There are a total of over 1800 staff, and among them 600 are full-time teachers, over two hundred are supervisors for master's degree and doctor degree candidates, as well as professors and associate professors.

===Students===
Currently, there are approximately over 17,500 registered full-time students in the institute.

== Research ==
Over the past few years, SIT successfully built a dynamic and high-leveled academic team, engaged in both teaching activities and scientific research with quite a number of outstanding guides in the course of key disciplines and master teachers in core courses for different programs. The past few years have witnessed such substantial progress in scientific research that SIT has been repeatedly awarded prizes covering the Progress in Scientific Research and Success in Educational Research at the state, ministerial or municipal levels. Presently, SIT has been undertaking numerous projects of National Natural Science Foundation (NSF), the earlier stage programs of National Basic Research Program, Shanghai Natural Science Foundation, Shanghai Municipal Dawn Plan and other projects at provincial and municipal levels.

== Exchange ==
Until now SIT has been maintaining close ties with tertiary universities of the countries like Germany, Ireland, U.S.A., Australia, Canada, U.K., France, New Zealand, Japan in conducting the exchange programmes in scientific and technological research and in the establishment and implementation of collaborative schemes of cooperation of tertiary education, the latter of which covers the programs in 'Electronic Engineering and Automation, Mechanical Design, Manufacturing and Automation, Applied Chemistry and Economic Administration.

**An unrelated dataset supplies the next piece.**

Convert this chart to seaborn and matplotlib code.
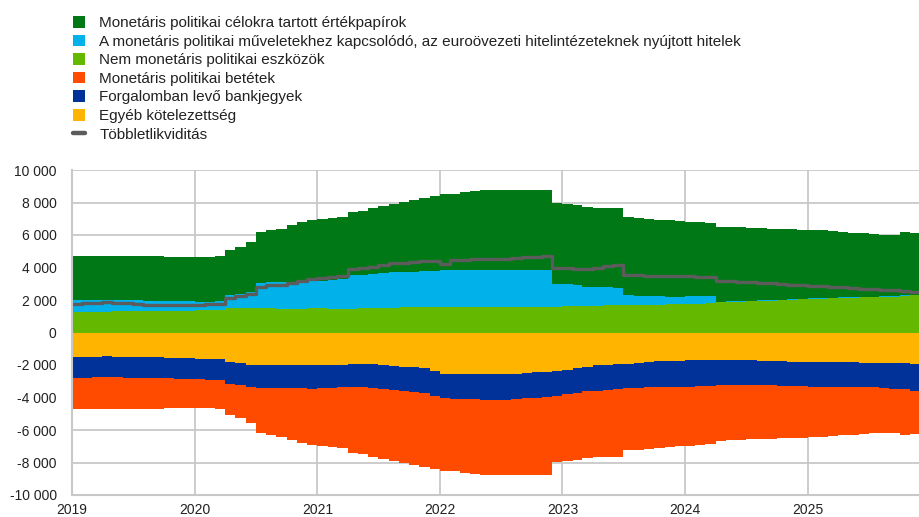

SIT has been making determined effort to cultivate its students in an all-round way, namely, morally, intellectually, physically and train them to become advanced engineering and technological personnel who are armed with knowledge of modern science and a remarkable ability in application and problem-solving undertaking. SIT endeavors to build the university into a high-leveled, application-oriented, multiple-disciplined university of higher learning with its outstanding features and into "a cradle for engineers? The graduates of SIT are welcomed and favorably appraised by various circles in Shanghai and other parts of China. Presently SIT is entering a new phase of development with the scope for running the university being expanded and connotation construction being strengthened.